The relationship between coach and general manager in the NFL varies considerably from team to team, but Thomas clearly takes an extremist position. He believes that the general manager should have total control over all matters relating to personnel, including which players make the 43-man squad. He views the coach as a necessary evil, a push button, an Xs-and-Os guy whose duties are limited strictly to training whatever personnel the general manager provides.
Certainly it is difficult to dispute Thomas' credentials as a judge of personnel. He was the first person hired by the Minnesota Vikings and helped bring in much of the talent that made them a contender. He also was the first person hired by the Miami Dolphins and was responsible for acquiring 21 of the 22 Dolphins who started in Super Bowl VIII, in which Miami beat Minnesota 24-7. But Thomas chafed when the coaches in Minnesota and Miami—Norm Van Brocklin and Don Shula—received most of the credit for their teams' success. So he went looking for a new situation, arranged Irsay's acquisition of the Colts and, for his efforts, was rewarded with what he had always wanted: full control of a team.
Quickly disposing of aging legends like Johnny Unitas, Tom Matte and John Mackey, Thomas began to rebuild the Colts, and last year they went from last place to first in the AFC East. Inevitably, the same old problem arose: the coach—not the general manager—got most of the credit. New Coach Marchibroda, it was noted, had taken the same talent that finished 2-12 in 1974 and produced a 10-4 playoff team. Privately, Thomas admitted he was miffed that the accolades went to his coach.
During the off-season Thomas made some personnel moves that Marchibroda vehemently opposed. "Joe had to show Ted who was boss," says one Colt. Middle Linebacker Mike Curtis, an outspoken critic of the general manager, was lost in the expansion draft, leaving the Colts woefully thin at that position, because the only other veteran, Jim Cheyunski, had knee surgery and still limps badly. This summer Thomas traded Backup Quarterback Marty Domres and his $110,000 salary to San Francisco for a fifth-round 1978 draft choice and cash. Consequently, the Colts have no experienced backup if Jones, who likes to run the ball, gets injured. Meanwhile, no new players were brought in. "I saw the problem," says Marchibroda, "but I didn't know how to handle it." Irsay unwittingly brought the problem into the open when he questioned the coach's competence during his locker-room tirade.

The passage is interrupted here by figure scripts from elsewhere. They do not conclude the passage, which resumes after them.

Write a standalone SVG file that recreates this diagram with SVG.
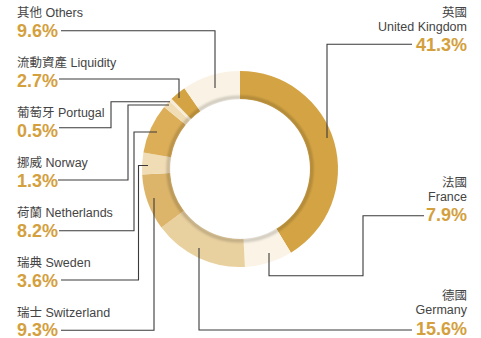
<svg xmlns="http://www.w3.org/2000/svg" width="481" height="338" viewBox="0 0 481 338">
<style>
.lbl{font-family:"Liberation Sans","Noto Sans CJK TC",sans-serif;font-size:12.5px;fill:#444}
.pct{font-family:"Liberation Sans","Noto Sans CJK TC",sans-serif;font-size:18px;font-weight:bold;fill:#D4A03E}
.r{text-anchor:end}
.ld{fill:none;stroke:#3a3a3a;stroke-width:1.1}
</style>
<defs>
<filter id="blur" x="-10%" y="-10%" width="120%" height="120%"><feGaussianBlur stdDeviation="0.8"/></filter>
</defs>
<rect width="481" height="338" fill="#fff"/>
<g id="ring">
<path id="seg-uk" d="M240,71 A98,98 0 0 1 290.94,252.72 L276.39,228.8 A70,70 0 0 0 240,99 Z" fill="#D4A444"/>
<path id="seg-france" d="M290.94,252.72 A98,98 0 0 1 244.92,266.88 L243.52,238.91 A70,70 0 0 0 276.39,228.8 Z" fill="#FBF4E6"/>
<path id="seg-germany" d="M244.92,266.88 A98,98 0 0 1 161.45,227.6 L183.89,210.85 A70,70 0 0 0 243.52,238.91 Z" fill="#E9D09F"/>
<path id="seg-switzerland" d="M161.45,227.6 A98,98 0 0 1 142.16,174.54 L170.11,172.96 A70,70 0 0 0 183.89,210.85 Z" fill="#DDB56A"/>
<path id="seg-sweden" d="M142.16,174.54 A98,98 0 0 1 143.41,152.45 L171,157.18 A70,70 0 0 0 170.11,172.96 Z" fill="#F0DDB5"/>
<path id="seg-netherlands" d="M143.41,152.45 A98,98 0 0 1 164.1,107.01 L185.78,124.72 A70,70 0 0 0 171,157.18 Z" fill="#DCAE58"/>
<path id="seg-norway" d="M164.1,107.01 A98,98 0 0 1 169.41,101.02 L189.58,120.44 A70,70 0 0 0 185.78,124.72 Z" fill="#F0DDB5"/>
<path id="seg-portugal" d="M169.41,101.02 A98,98 0 0 1 171.58,98.84 L191.13,118.88 A70,70 0 0 0 189.58,120.44 Z" fill="#F7ECD8"/>
<path id="seg-liquidity" d="M171.58,98.84 A98,98 0 0 1 184.41,88.29 L200.29,111.35 A70,70 0 0 0 191.13,118.88 Z" fill="#D4A444"/>
<path id="seg-others" d="M184.41,88.29 A98,98 0 0 1 240,71 L240,99 A70,70 0 0 0 200.29,111.35 Z" fill="#FAF3E5"/>
<circle cx="240" cy="169" r="71.8" fill="none" stroke="#000" stroke-opacity="0.17" stroke-width="3.6" filter="url(#blur)"/>
<circle cx="240" cy="169" r="69.6" fill="#fff"/>
</g>
<g id="connectors">
<polyline class="ld" points="61,30.7 215,30.7 215,88"/>
<polyline class="ld" points="59,79 179,79 179,98"/>
<polyline class="ld" points="59,127.7 111,127.7 111,101.7 170,101.7"/>
<polyline class="ld" points="58,180 128,180 128,105 169,105"/>
<polyline class="ld" points="59,230.7 134,230.7 134,132 157,132"/>
<polyline class="ld" points="61,280 138.5,280 138.5,165.5 148,165.5"/>
<polyline class="ld" points="61,330.2 154,330.2 154,198"/>
<polyline class="ld" points="199,248 199,330 412,330"/>
<polyline class="ld" points="269,253 269,275.7 363,275.7 363,215.7 424,215.7"/>
<polyline class="ld" points="327,138 327,44.3 412,44.3"/>
</g>
<g id="label-others"><text class="lbl" x="17" y="17">其他 Others</text><text class="pct" x="17" y="36.5">9.6%</text></g>
<g id="label-liquidity"><text class="lbl" x="17" y="67">流動資產 Liquidity</text><text class="pct" x="17" y="86.5">2.7%</text></g>
<g id="label-portugal"><text class="lbl" x="17" y="117">葡萄牙 Portugal</text><text class="pct" x="17" y="136.5">0.5%</text></g>
<g id="label-norway"><text class="lbl" x="17" y="167">挪威 Norway</text><text class="pct" x="17" y="186.5">1.3%</text></g>
<g id="label-netherlands"><text class="lbl" x="17" y="217">荷蘭 Netherlands</text><text class="pct" x="17" y="236.5">8.2%</text></g>
<g id="label-sweden"><text class="lbl" x="17" y="267">瑞典 Sweden</text><text class="pct" x="17" y="286.5">3.6%</text></g>
<g id="label-switzerland"><text class="lbl" x="17" y="316.5">瑞士 Switzerland</text><text class="pct" x="17" y="335.5">9.3%</text></g>
<g id="label-uk"><text class="lbl r" x="467" y="17.3">英國</text><text class="lbl r" x="467" y="31">United Kingdom</text><text class="pct r" x="467" y="51">41.3%</text></g>
<g id="label-france"><text class="lbl r" x="467" y="187">法國</text><text class="lbl r" x="467" y="201">France</text><text class="pct r" x="467" y="221">7.9%</text></g>
<g id="label-germany"><text class="lbl r" x="467" y="299.5">德國</text><text class="lbl r" x="467" y="314">Germany</text><text class="pct r" x="467" y="334.5">15.6%</text></g>
</svg>
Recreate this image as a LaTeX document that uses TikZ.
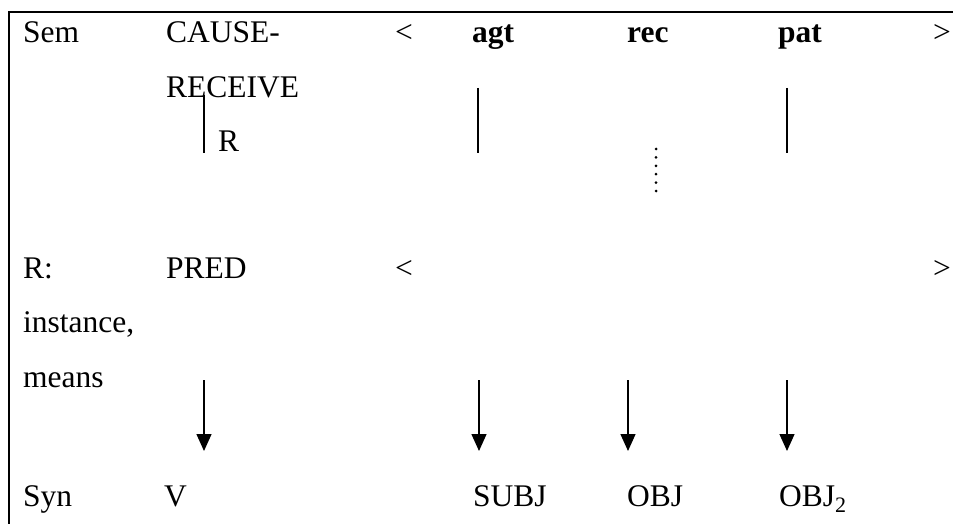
\documentclass[tikz,border=0pt]{standalone}
\usepackage{fontspec}
\setmainfont{Liberation Serif}
\usetikzlibrary{arrows.meta,positioning}
\tikzset{
  word/.style={anchor=base west, inner sep=0pt, font=\fontsize{31.5}{36}\selectfont},
  brack/.style={word, anchor=base},
  role/.style={word, font=\fontsize{31.5}{36}\selectfont\bfseries},
  link/.style={line width=1.3pt},
  dots/.style={line width=3pt, line cap=round, dash pattern=on 0pt off 8.4pt},
  synarrow/.style={line width=1.4pt, -{Triangle[length=17pt,width=15pt]}},
}
\begin{document}
\begin{tikzpicture}[x=1pt, y=-1pt]
        \useasboundingbox (0,0) rectangle (953,524);
        \draw[line width=2pt] (953,12) -- (9,12) -- (9,524);

        % semantic level
        \node[word] (sem) at (23,43) {Sem};
        \node[word] (cause) at (166,43) {CAUSE-};
        \node[word] (receive) at (166,98) {RECEIVE};
        \node[brack] (semopen) at (404,43) {<};
        \node[role] (agt) at (472,43) {agt};
        \node[role] (rec) at (627,43) {rec};
        \node[role] (pat) at (778,43) {pat};
        \node[brack] (semclose) at (942,43) {>};
        \node[word] (rlabel) at (218,152) {R};

        \coordinate (rtop) at (204,95);   \coordinate (rbot) at (204,153);
        \coordinate (agttop) at (478,88); \coordinate (agtbot) at (478,153);
        \coordinate (pattop) at (787,88); \coordinate (patbot) at (787,153);
        \coordinate (rectop) at (656,149); \coordinate (recbot) at (656,191.5);
        \draw[link] (rtop) -- (rbot);
        \draw[link] (agttop) -- (agtbot);
        \draw[link] (pattop) -- (patbot);
        \draw[dots] (rectop) -- (recbot);

        % R level
        \node[word] (rcolon) at (23,278) {R:};
        \node[word] (instance) at (23,332) {instance,};
        \node[word] (means) at (23,387) {means};
        \node[word] (pred) at (166,278) {PRED};
        \node[brack] (ropen) at (404,278) {<};
        \node[brack] (rclose) at (942,278) {>};

        % syntactic level
        \node[word] (syn) at (23,506) {Syn};
        \node[word] (v) at (164,506) {V};
        \node[word] (subj) at (473,506) {SUBJ};
        \node[word] (obj) at (627,506) {OBJ};
        \node[word] (objtwo) at (779,506) {OBJ\textsubscript{2}};

        \foreach \x/\n in {204/v, 479/subj, 628/obj, 787/objtwo} {
          \coordinate (\n top) at (\x,380);
          \coordinate (\n tip) at (\x,451);
          \draw[synarrow] (\n top) -- (\n tip);
        }
\end{tikzpicture}
\end{document}
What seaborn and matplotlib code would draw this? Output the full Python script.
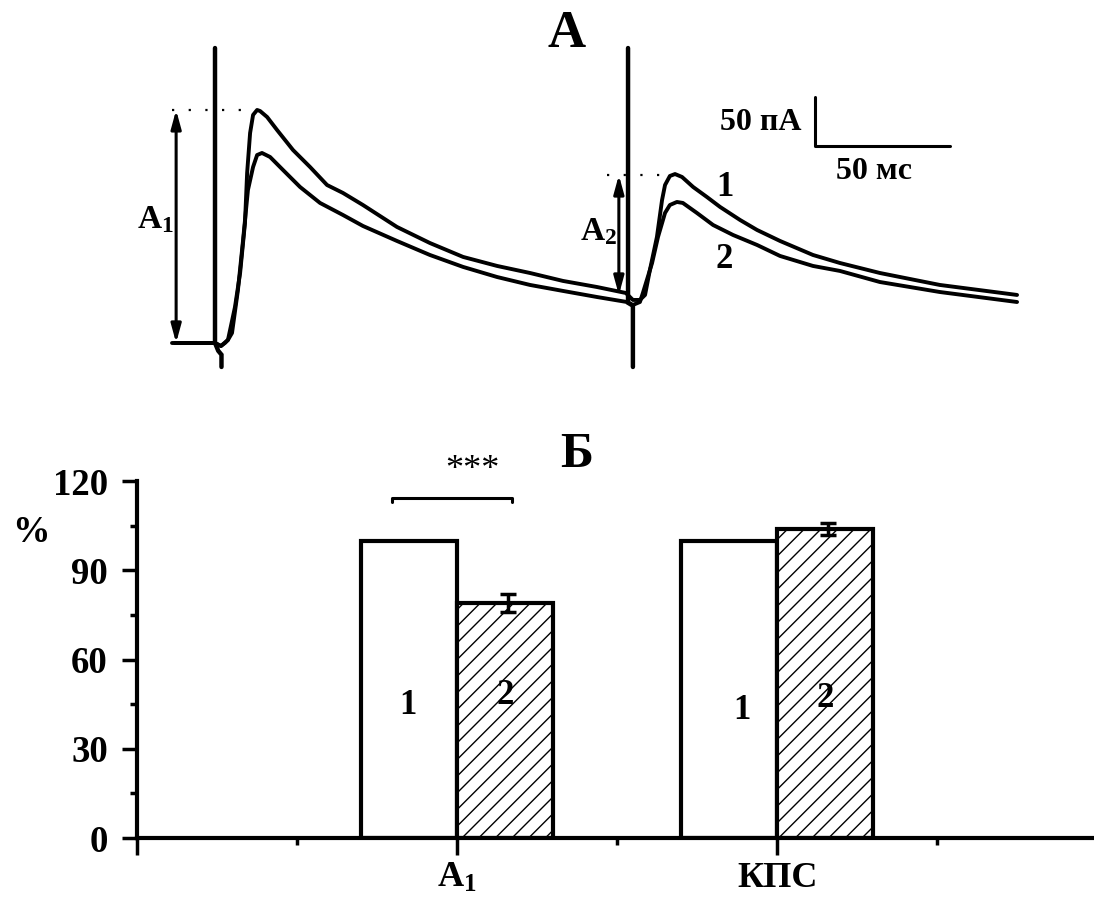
import numpy as np
import pandas as pd
import matplotlib
matplotlib.use('Agg')
import matplotlib.pyplot as plt
import seaborn as sns

# --- данные: токи (панель А), время в мс, ток в пА ---
t1 = [0, 14.8, 17.0, 18.5, 19.6, 22.2, 24.1, 25.9, 26.7, 27.8, 28.9, 30.4, 31.5,
      34.1, 37.8, 43.7, 50.0, 56.3, 62.2, 69.6, 82.2, 94.4, 106.7, 119.3, 131.5, 143.7,
      156.3, 167.0,
      169.6, 172.2, 174.1, 175.9, 178.5, 180.4, 181.5, 183.3, 185.2, 187.8, 191.9, 197.0,
      201.9, 209.3, 215.6, 224.1, 236.3, 246.3, 261.1, 283.3, 311.9]
i1 = [0, 0, -3.1, 0, 3.1, 36.7, 71.4, 122.4, 173.5, 214.3, 232.7, 237.8, 236.7,
      230.6, 217.3, 196.9, 179.6, 161.2, 153.1, 140.8, 118.4, 102.0, 87.8, 78.6, 71.4, 63.3,
      57.1, 51.0,
      43.9, 43.9, 49.0, 74.5, 108.2, 145.9, 161.2, 170.4, 172.4, 169.4, 159.2, 149.0,
      138.8, 125.5, 115.3, 104.1, 89.8, 81.6, 71.4, 59.2, 49.0]

t2 = [0, 14.8, 17.0, 19.6, 21.1, 23.3, 25.2, 27.0, 28.9, 30.4, 32.2,
      35.2, 40.0, 46.3, 53.7, 62.2, 69.6, 82.2, 94.4, 106.7, 119.3, 131.5, 143.7, 156.3,
      167.4,
      169.6, 172.2, 173.3, 176.7, 178.9, 181.5, 183.3, 185.9, 188.1, 193.3, 199.3, 206.7,
      215.6, 224.1, 236.3, 246.3, 261.1, 283.3, 311.9]
i2 = [0, 0, -3.1, 3.1, 10.2, 54.1, 105.1, 156.1, 179.6, 191.8, 193.9,
      189.8, 176.5, 159.2, 142.9, 130.6, 119.4, 104.1, 89.8, 77.6, 67.3, 59.2, 53.1, 46.9,
      41.8,
      38.8, 41.8, 51.0, 81.6, 108.2, 132.7, 140.8, 143.9, 142.9, 132.7, 120.4, 110.2,
      100.0, 88.8, 78.6, 73.5, 62.2, 52.0, 41.8]

# артефакты стимуляции
art1_t = [14.8, 14.8, 16.0, 17.2, 17.2]
art1_i = [301, 0, -8, -12, -24.5]
art2_t = [167.8, 167.8, 169.6, 169.6]
art2_i = [301, 41, 38, -24.5]

# амплитуды A1 и A2
a1_top, a1_base = 237.8, 0
a2_top, a2_base = 171.4, 49.0

# --- данные: панель Б ---
params = ['A1', 'КПС']
group1 = [100, 100]
group2 = [79, 104]
sem2 = [3.0, 2.0]

sns.set_style('ticks')
plt.rcParams['font.family'] = ['Liberation Serif', 'DejaVu Serif']
plt.rcParams['font.weight'] = 'bold'
plt.rcParams['mathtext.fontset'] = 'custom'
plt.rcParams['mathtext.rm'] = 'Liberation Serif'
plt.rcParams['mathtext.bf'] = 'Liberation Serif:bold'
plt.rcParams['hatch.linewidth'] = 1.0
for k in ['text.color', 'axes.labelcolor', 'xtick.color', 'ytick.color', 'axes.edgecolor']:
    plt.rcParams[k] = 'black'

fig = plt.figure(figsize=(10.94, 9.09), dpi=100)

# ---------------- Панель А ----------------
ax1 = fig.add_axes([100 / 1094, 1 - 375 / 909, 940 / 1094, 335 / 909])
tr = pd.DataFrame({'t': t1 + t2, 'i': i1 + i2,
                   'trace': ['1'] * len(t1) + ['2'] * len(t2)})
sns.lineplot(data=tr, x='t', y='i', units='trace', estimator=None, sort=False,
             color='black', linewidth=2.8, ax=ax1, legend=False)
ax1.plot(art1_t, art1_i, color='black', lw=3.2, solid_joinstyle='miter')
ax1.plot(art2_t, art2_i, color='black', lw=3.2, solid_joinstyle='miter')
ax1.plot([-1.1, 14.8], [0, 0], color='black', lw=2.8)
ax1.set_xlim(-27.8, 320.4)
ax1.set_ylim(-32.7, 309.2)
ax1.axis('off')

# пунктир и стрелки амплитуд
ax1.plot([-1.1, 29.6], [a1_top, a1_top], color='black', lw=1.6, ls=(0, (1, 6.5)))
ax1.plot([160.0, 182.6], [a2_top, a2_top], color='black', lw=1.6, ls=(0, (1, 6.5)))
arrow = dict(arrowstyle='<|-|>,head_length=1.1,head_width=0.3', color='black',
             lw=2.2, shrinkA=0, shrinkB=0)
ax1.annotate('', xy=(0.4, a1_top), xytext=(0.4, a1_base), arrowprops=arrow)
ax1.annotate('', xy=(164.4, a2_top), xytext=(164.4, a2_base), arrowprops=arrow)
ax1.text(-7.4, 125.5, r'$\mathbf{A_1}$', fontsize=24, ha='center', va='center')
ax1.text(156.7, 113.3, r'$\mathbf{A_2}$', fontsize=24, ha='center', va='center')
ax1.text(203.5, 159, '1', fontsize=25, fontweight='bold', ha='center', va='center')
ax1.text(203.5, 85, '2', fontsize=25, fontweight='bold', ha='center', va='center')

# масштабная линейка 50 пА / 50 мс
ax1.plot([237.0, 237.0, 287.0], [251, 201, 201], color='black', lw=2.2)
ax1.text(232.0, 224.5, '50 пА', fontsize=23, fontweight='bold', ha='right', va='center')
ax1.text(258.9, 175.5, '50 мс', fontsize=23, fontweight='bold', ha='center', va='center')

fig.text(567 / 1094, 1 - 34 / 909, 'А', fontsize=38, fontweight='bold',
         ha='center', va='center')

# ---------------- Панель Б ----------------
ax2 = fig.add_axes([137 / 1094, 1 - 838 / 909, (1094 - 137) / 1094, 357 / 909])
df = pd.DataFrame({'param': params * 2,
                   'value': group1 + group2,
                   'group': ['1'] * len(params) + ['2'] * len(params)})
sns.barplot(data=df, x='param', y='value', hue='group', order=params,
            palette=['white', 'white'], edgecolor='black', linewidth=3,
            width=0.6, gap=0, legend=False, ax=ax2)
for p in ax2.containers[1]:
    p.set_hatch('//')

xpos = np.arange(len(params))
ax2.errorbar(xpos + 0.16, group2, yerr=sem2, fmt='none', ecolor='black',
             elinewidth=2.5, capsize=6, capthick=2.5)

ax2.set_xlim(-1, 1.99)
ax2.set_ylim(0, 120)
ax2.set_xticks([-1, 0, 1])
ax2.set_xticklabels(['', r'$\mathbf{A_1}$', 'КПС'], fontsize=26, fontweight='bold')
ax2.set_xticks([-0.5, 0.5, 1.5], minor=True)
ax2.set_yticks([0, 30, 60, 90, 120])
ax2.set_yticklabels(['0', '30', '60', '90', '120'], fontsize=26.5, fontweight='bold')
ax2.set_yticks([15, 45, 75, 105], minor=True)
ax2.tick_params(axis='y', which='major', length=11, width=2.5, pad=10)
ax2.tick_params(axis='x', which='major', length=12, width=2.5, pad=5)
ax2.tick_params(axis='both', which='minor', length=5, width=2.5)
ax2.set_xlabel('')
ax2.set_ylabel('')
for s in ['left', 'bottom']:
    ax2.spines[s].set_linewidth(3)
sns.despine(ax=ax2)

# номера столбцов
ax2.text(-0.153, 44.7, '1', fontsize=25, fontweight='bold', ha='center', va='center')
ax2.text(0.15, 48, '2', fontsize=25, fontweight='bold', ha='center', va='center')
ax2.text(0.891, 43, '1', fontsize=25, fontweight='bold', ha='center', va='center')
ax2.text(1.15, 47, '2', fontsize=25, fontweight='bold', ha='center', va='center')

# значимость
ax2.plot([-0.203, -0.203, 0.172, 0.172], [112.8, 114.3, 114.3, 112.8],
         color='black', lw=2.2, clip_on=False)
ax2.text(0.047, 123.5, '***', fontsize=26, fontweight='normal', ha='center',
         va='center', clip_on=False)

fig.text(31 / 1094, 1 - 532 / 909, '%', fontsize=27, fontweight='bold',
         ha='center', va='center')
fig.text(577 / 1094, 1 - 455 / 909, 'Б', fontsize=36, fontweight='bold',
         ha='center', va='center')

fig.savefig('out.png', dpi=100)
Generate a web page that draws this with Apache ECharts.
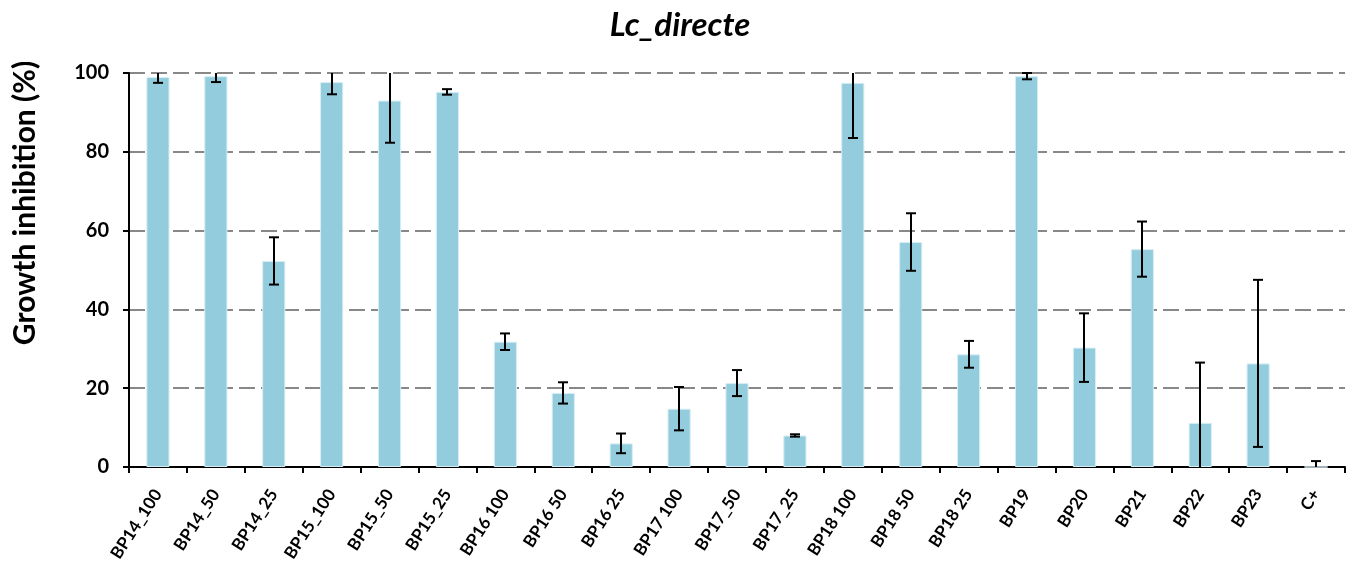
<!DOCTYPE html>
<html>
<head>
<meta charset="utf-8">
<script src="https://cdn.jsdelivr.net/npm/echarts@6/dist/echarts.min.js"></script>
<style>
html,body{margin:0;padding:0;background:#fff;}
#chart{width:1360px;height:568px;}
</style>
</head>
<body>
<div id="chart"></div>
<script>
// Growth inhibition (%) per sample, with standard deviation
const categories = ['BP14_100','BP14_50','BP14_25','BP15_100','BP15_50','BP15_25','BP16 100','BP16 50','BP16 25','BP17 100','BP17_50','BP17_25','BP18 100','BP18 50','BP18 25','BP19','BP20','BP21','BP22','BP23','C+'];
const inhibition = [99.0, 99.2, 52.3, 97.7, 93.0, 95.2, 31.8, 18.8, 6.0, 14.8, 21.3, 8.0, 97.5, 57.1, 28.6, 99.2, 30.3, 55.3, 11.2, 26.3, 0.0];
const stdDev = [1.5, 1.5, 6.0, 3.1, 10.7, 0.7, 2.1, 2.7, 2.5, 5.5, 3.3, 0.3, 14.0, 7.3, 3.4, 0.8, 8.7, 7.0, 15.3, 21.2, 1.5];
const yTicks = [0, 20, 40, 60, 80, 100];
const yTitle = 'Growth inhibition (%)';

const Y_MIN = yTicks[0], Y_MAX = yTicks[yTicks.length - 1];
const FONT = 'Lato, "Open Sans", sans-serif';

const errData = categories.map((c, i) => [i, inhibition[i] - stdDev[i], inhibition[i] + stdDev[i]]);

const chart = echarts.init(document.getElementById('chart'), null, {renderer: 'canvas'});
chart.setOption({
  backgroundColor: '#ffffff',
  animation: false,
  title: {
    text: 'Lc_directe',
    left: 'center',
    top: 4,
    textStyle: {fontFamily: FONT, fontSize: 33, fontWeight: 'bold', fontStyle: 'italic', color: '#000'}
  },
  graphic: [{
    type: 'text',
    x: 25, y: 203,
    rotation: Math.PI / 2,
    style: {
      text: yTitle,
      font: 'bold 30px ' + FONT,
      fill: '#000',
      align: 'center',
      verticalAlign: 'middle'
    }
  }],
  grid: {left: 129, right: 15, top: 73, bottom: 101, containLabel: false},
  xAxis: {
    type: 'category',
    data: categories,
    axisLine: {lineStyle: {color: '#000', width: 2}},
    axisTick: {show: true, alignWithLabel: false, length: 6, lineStyle: {color: '#000', width: 2}},
    axisLabel: {
      rotate: 57, interval: 0, margin: 24,
      fontFamily: FONT, fontSize: 17, fontWeight: 'bold', color: '#000'
    }
  },
  yAxis: {
    type: 'value',
    min: Y_MIN, max: Y_MAX, interval: 20,
    axisLine: {show: true, lineStyle: {color: '#000', width: 2}},
    axisTick: {show: true, length: 6, lineStyle: {color: '#000', width: 2}},
    axisLabel: {fontFamily: FONT, fontSize: 20, fontWeight: 'bold', color: '#000', margin: 20},
    splitLine: {show: true, lineStyle: {color: '#888888', width: 2, type: [16, 6]}}
  },
  series: [
    {
      type: 'bar',
      data: inhibition,
      barWidth: '40%',
      itemStyle: {color: '#93CDDD', borderColor: '#d7eef4', borderWidth: 1},
      z: 2
    },
    {
      type: 'custom',
      data: errData,
      z: 5,
      renderItem: function (params, api) {
        const idx = api.value(0);
        const lo = api.value(1), hi = api.value(2);
        const loC = Math.max(lo, Y_MIN), hiC = Math.min(hi, Y_MAX);
        const pLo = api.coord([idx, loC]);
        const pHi = api.coord([idx, hiC]);
        const x = Math.round(pLo[0]);
        const half = 5;
        const style = {stroke: '#000', lineWidth: 2};
        const children = [{
          type: 'line', shape: {x1: x, y1: pLo[1], x2: x, y2: pHi[1]}, style: style
        }];
        if (hi <= Y_MAX) children.push({type: 'line', shape: {x1: x - half, y1: pHi[1], x2: x + half, y2: pHi[1]}, style: style});
        if (lo >= Y_MIN) children.push({type: 'line', shape: {x1: x - half, y1: pLo[1], x2: x + half, y2: pLo[1]}, style: style});
        return {type: 'group', children: children};
      }
    }
  ]
});
</script>
</body>
</html>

At the Milwaukee meeting, Marchibroda demanded final say over the playing personnel. Irsay sided with Thomas, so Marchibroda resigned. That night in Baltimore Marchibroda met with about 30 Colt players to say goodby. It was an emotional farewell. "Some of the players cried," says Jones. "I would imagine Ted cried, too. I know I did." After Marchibroda left, the players considered a boycott of the New England game but decided to delay any decision until a team meeting the following morning.